New York-listed World Fuel Services (WFS) expects its marine fuels business to produce better returns in the long term due to current reduction activities.
“As we look to the first quarter [of 2018] for marine, we expect gross profit to be relatively flat, but sequential marine result should improve driven principally by the benefit of additional cost reduction activities,” says Ira Birns, Executive Vice President and Chief Financial Officer of WFS, in a recent financial earnings conference call.
WFS’ marine segment generated fourth quarter gross profit of $29 million in 2017, down $6 million or 16% year-over-year; volume in the similar segment was 6.1 million metric tonnes, down approximately 1.5 million metric tons or 20% year-over-year.
“The largest drivers of the volume reduction relate to our operations in the Asia-Pac region and our decision to exit certain markets we have seen continued market pressure and weakness as well as our continuous efforts to reduce activity in regions where we have not been achieving satisfactory returns on capital,” Birns adds.
Michael Kasbar, Chairman and Chief Executive Officer of WFS, believes the company’s marine segment will produce better results in the longer term.
“Our right sized marine business should yield better returns and it's poised in the longer term to capitalise on the continuing need in the market for a comprehensive service and distribution partner,” he notes.
“We are well positioned to provide any solution for 2020 when low sulphur regulations commence.”
Moving ahead, Kasbar indicates that WFS may be exploring to enter the physical bunker supply business.
“I don't know if we have more of the markets to exist.
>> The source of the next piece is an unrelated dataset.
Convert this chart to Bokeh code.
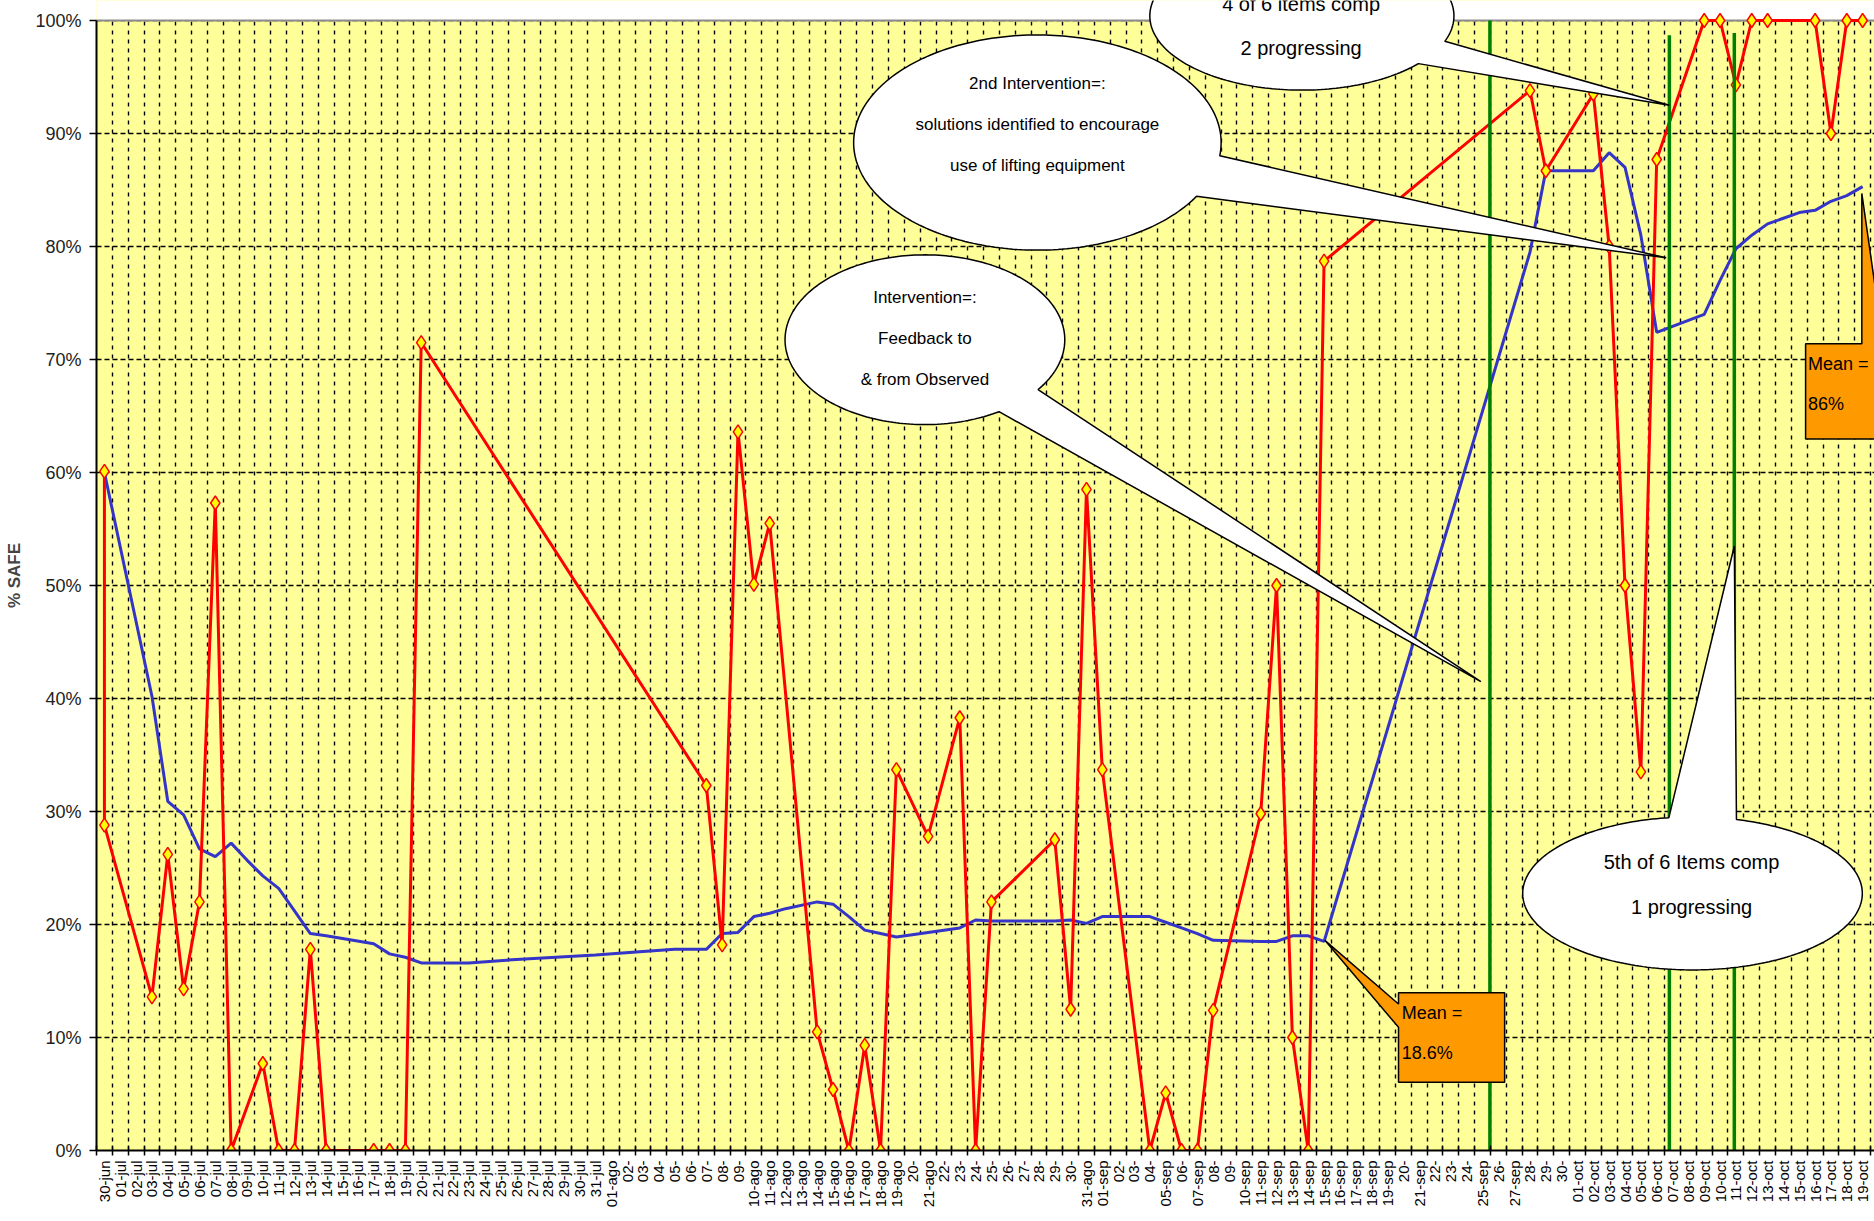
import numpy as np
from bokeh.plotting import figure
from bokeh.models import Range1d, FixedTicker, NumeralTickFormatter, BoxAnnotation, Span
from bokeh.core.properties import value
from bokeh.embed import file_html
from bokeh.resources import INLINE

# ---------------- data ----------------
tick_labels = [
    "30-jun",
    "01-jul", "02-jul", "03-jul", "04-jul", "05-jul", "06-jul", "07-jul", "08-jul", "09-jul", "10-jul",
    "11-jul", "12-jul", "13-jul", "14-jul", "15-jul", "16-jul", "17-jul", "18-jul", "19-jul", "20-jul",
    "21-jul", "22-jul", "23-jul", "24-jul", "25-jul", "26-jul", "27-jul", "28-jul", "29-jul", "30-jul", "31-jul",
    "01-ago", "02-", "03-", "04-", "05-", "06-", "07-", "08-", "09-", "10-ago",
    "11-ago", "12-ago", "13-ago", "14-ago", "15-ago", "16-ago", "17-ago", "18-ago", "19-ago", "20-",
    "21-ago", "22-", "23-", "24-", "25-", "26-", "27-", "28-", "29-", "30-", "31-ago",
    "01-sep", "02-", "03-", "04-", "05-sep", "06-", "07-sep", "08-", "09-", "10-sep",
    "11-sep", "12-sep", "13-sep", "14-sep", "15-sep", "16-sep", "17-sep", "18-sep", "19-sep", "20-",
    "21-sep", "22-", "23-", "24-", "25-sep", "26-", "27-sep", "28-", "29-", "30-",
    "01-oct", "02-oct", "03-oct", "04-oct", "05-oct", "06-oct", "07-oct", "08-oct", "09-oct", "10-oct",
    "11-oct", "12-oct", "13-oct", "14-oct", "15-oct", "16-oct", "17-oct", "18-oct", "19-oct",
]

# daily % safe (index into tick_labels)
red_day = [0, 0, 3, 4, 5, 6, 7, 8, 10, 11, 12, 13, 14, 17, 18, 19, 20,
           38, 39, 40, 41, 42, 45, 46, 47, 48, 49, 50, 52, 54, 55, 56,
           60, 61, 62, 63, 66, 67, 68, 69, 70, 73, 74, 75, 76, 77,
           90, 91, 94, 95, 96, 97, 98, 101, 102, 103, 104, 105, 108, 109, 110, 111]
red_pct = [60.1, 28.8, 13.6, 26.2, 14.3, 22.0, 57.3, 0, 7.7, 0, 0, 17.8, 0, 0, 0, 0, 71.5,
           32.3, 18.2, 63.6, 50.1, 55.5, 10.5, 5.4, 0, 9.3, 0, 33.7, 27.8, 38.3, 0, 22.0,
           27.5, 12.5, 58.5, 33.7, 0, 5.1, 0, 0, 12.4, 29.8, 50.0, 10.0, 0, 78.7,
           93.8, 86.7, 93.5, 80.0, 50.0, 33.5, 87.7, 100, 100, 94.3, 100, 100, 100, 90.0, 100, 100]

# running mean
blue_day = [0, 3, 4, 5, 6, 7, 8, 9, 10, 11, 12, 13, 14, 17, 18, 19, 20, 23, 26, 31, 34, 36,
            38, 39, 40, 41, 42, 43, 45, 46, 47, 48, 49, 50, 52, 54, 55, 56, 60, 61, 62, 63,
            66, 67, 68, 69, 70, 73, 74, 75, 76, 77, 90, 91, 94, 95, 96, 97, 98, 101, 102,
            103, 104, 105, 106, 107, 108, 109, 110, 111]
blue_pct = [60.0, 40.2, 30.9, 29.7, 26.7, 26.0, 27.2, 25.7, 24.3, 23.2, 21.2, 19.2, 19.0, 18.3, 17.4, 17.1, 16.6, 16.6, 16.9, 17.3, 17.6, 17.8,
            17.8, 19.2, 19.3, 20.7, 21.0, 21.4, 22.0, 21.8, 20.7, 19.5, 19.2, 18.9, 19.3, 19.7, 20.4, 20.3, 20.3, 20.4, 20.1, 20.7,
            20.7, 20.2, 19.7, 19.2, 18.6, 18.5, 18.5, 19.0, 19.0, 18.5, 79.5, 86.7, 86.7, 88.3, 87.0, 81.0, 72.4, 74.0, 77.0,
            79.8, 81.0, 82.0, 82.5, 83.0, 83.2, 84.0, 84.5, 85.3]

# vertical intervention markers (position in days, top in %)
green_day = [87.47, 98.8, 102.9]
green_top = [100.0, 98.7, 98.9]

# ---------------- figure ----------------
SANS = "Liberation Sans"
W, H = 1874, 1221
p = figure(width=W, height=H, output_backend="svg", toolbar_location=None,
           x_range=Range1d(-0.5, 111.75), y_range=Range1d(0, 1.0177),
           min_border_left=96, min_border_right=0, min_border_top=0, min_border_bottom=71)
p.background_fill_color = "#FFFF99"
p.border_fill_color = "white"
p.outline_line_color = None

# x axis
p.xaxis.ticker = FixedTicker(ticks=list(range(len(tick_labels))),
                             minor_ticks=[i - 0.5 for i in range(len(tick_labels) + 1)])
p.xaxis.major_label_overrides = {i: lab for i, lab in enumerate(tick_labels)}
p.xaxis.major_label_orientation = np.pi / 2
p.xaxis.major_tick_line_color = None
p.xaxis.minor_tick_line_color = "black"
p.xaxis.minor_tick_in = 5
p.xaxis.minor_tick_out = 5
p.xaxis.minor_tick_line_width = 1.5
p.xaxis.axis_line_color = "black"
p.xaxis.axis_line_width = 2
p.xaxis.major_label_standoff = 4
p.xaxis.major_label_text_font = SANS
p.xaxis.major_label_text_font_size = "15px"
p.xaxis.major_label_text_color = "black"

p.xgrid.grid_line_color = None
p.xgrid.minor_grid_line_color = "black"
p.xgrid.minor_grid_line_dash = "4 5"
p.xgrid.minor_grid_line_width = 1.4

# y axis
p.yaxis.ticker = FixedTicker(ticks=[0, 0.1, 0.2, 0.3, 0.4, 0.5, 0.6, 0.7, 0.8, 0.9, 1.0])
p.yaxis.formatter = NumeralTickFormatter(format="0%")
p.yaxis.bounds = (0, 1)
p.yaxis.major_tick_in = 0
p.yaxis.major_tick_out = 7
p.yaxis.major_tick_line_width = 1.5
p.yaxis.minor_tick_line_color = None
p.yaxis.axis_line_width = 2
p.yaxis.major_label_standoff = 8
p.yaxis.major_label_text_font = SANS
p.yaxis.major_label_text_font_size = "18px"
p.yaxis.major_label_text_color = "#222222"
p.yaxis.axis_label = "% SAFE"
p.yaxis.axis_label_text_font = SANS
p.yaxis.axis_label_text_font_style = "bold"
p.yaxis.axis_label_text_font_size = "17px"
p.yaxis.axis_label_standoff = 8

p.ygrid.grid_line_color = "black"
p.ygrid.grid_line_dash = "5 3"
p.ygrid.grid_line_width = 1.3

# white margin above 100% and grey top border
p.add_layout(BoxAnnotation(bottom=1.0, fill_color="white", fill_alpha=1.0,
                           line_color=None, level="underlay"))
p.add_layout(Span(location=1.0, dimension="width", line_color="#8c8c8c",
                  line_width=2, level="underlay"))

# ---------------- series ----------------
blue_y = [v / 100 for v in blue_pct]
red_y = [v / 100 for v in red_pct]
p.line(blue_day, blue_y, line_color="#3434C8", line_width=3)
p.line(red_day, red_y, line_color="#FF0000", line_width=3)
p.scatter(red_day, red_y, marker="diamond", size=14, fill_color="#FFFF00",
          line_color="#FF0000", line_width=1.5)

p.segment(x0=green_day, y0=[0] * len(green_day), x1=green_day,
          y1=[t / 100 for t in green_top], line_color="#008000", line_width=3.5)

# ---------------- callouts ----------------
def callout(cx, cy, rx, ry, a1, a2, tip):
    t = np.radians(np.linspace(a2, a1 + 360, 240))
    xs = list(cx + rx * np.cos(t)) + [tip[0]]
    ys = list(cy + ry * np.sin(t)) + [tip[1]]
    return xs, ys

callouts = [
    dict(c=(51.8, 0.7175, 8.83, 0.0751), a=(-58, -36), tip=(86.9, 0.415),
         text="Intervention=:\nFeedback to\n& from Observed", pos=(51.8, 0.7185), fs=17, lh=2.15),
    dict(c=(58.9, 0.892, 11.6, 0.0952), a=(-30, -7), tip=(98.6, 0.79),
         text="2nd Intervention=:\nsolutions identified to encourage\nuse of lifting equipment",
         pos=(58.9, 0.908), fs=17, lh=2.15),
    dict(c=(75.6, 1.004, 9.6, 0.0656), a=(-40, -20), tip=(98.8, 0.925),
         text="4 of 6 items comp\n2 progressing", pos=(75.55, 0.9947), fs=20, lh=2.0),
    dict(c=(100.26, 0.2275, 10.72, 0.0677), a=(75, 98), tip=(102.9, 0.535),
         text="5th of 6 Items comp\n1 progressing", pos=(100.2, 0.2354), fs=20, lh=2.05),
]
for c in callouts:
    xs, ys = callout(*c["c"], *c["a"], c["tip"])
    p.patch(xs, ys, fill_color="white", line_color="black", line_width=1.5)
    p.text(x=[c["pos"][0]], y=[c["pos"][1]], text=[c["text"]], text_align="center",
           text_baseline="middle", text_font=value(SANS), text_font_size=f"{c['fs']}px",
           text_line_height=c["lh"], text_color="black")

# mean boxes
mean_boxes = [
    dict(xs=[81.7, 81.7, 77.05, 81.7, 81.7, 88.4, 88.4],
         ys=[0.1397, 0.1296, 0.186, 0.109, 0.0603, 0.0603, 0.1397],
         text="Mean =\n18.6%", pos=(81.9, 0.1037)),
    dict(xs=[107.4, 110.95, 110.95, 112.3, 113.5, 113.5, 107.4],
         ys=[0.714, 0.714, 0.847, 0.714, 0.714, 0.6296, 0.6296],
         text="Mean =\n86%", pos=(107.55, 0.678)),
]
for b in mean_boxes:
    p.patch(b["xs"], b["ys"], fill_color="#FF9900", line_color="black", line_width=1.5)
    p.text(x=[b["pos"][0]], y=[b["pos"][1]], text=[b["text"]], text_align="left",
           text_baseline="middle", text_font=value(SANS), text_font_size="18px",
           text_line_height=2.0, text_color="black")

open("out.html", "w").write(file_html(p, INLINE))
We are being mindful of returns,” he said when responding to a query of marine volumes in the first quarter of 2018.
“So there has been some changes that is not a surprise to folks that have been following the marine business. So, we are looking as I said to model or physical business.”
Manifold Times earlier reported WFS posting net loss of $142 million in 2017 due to “challenging market conditions” in the marine and land segments.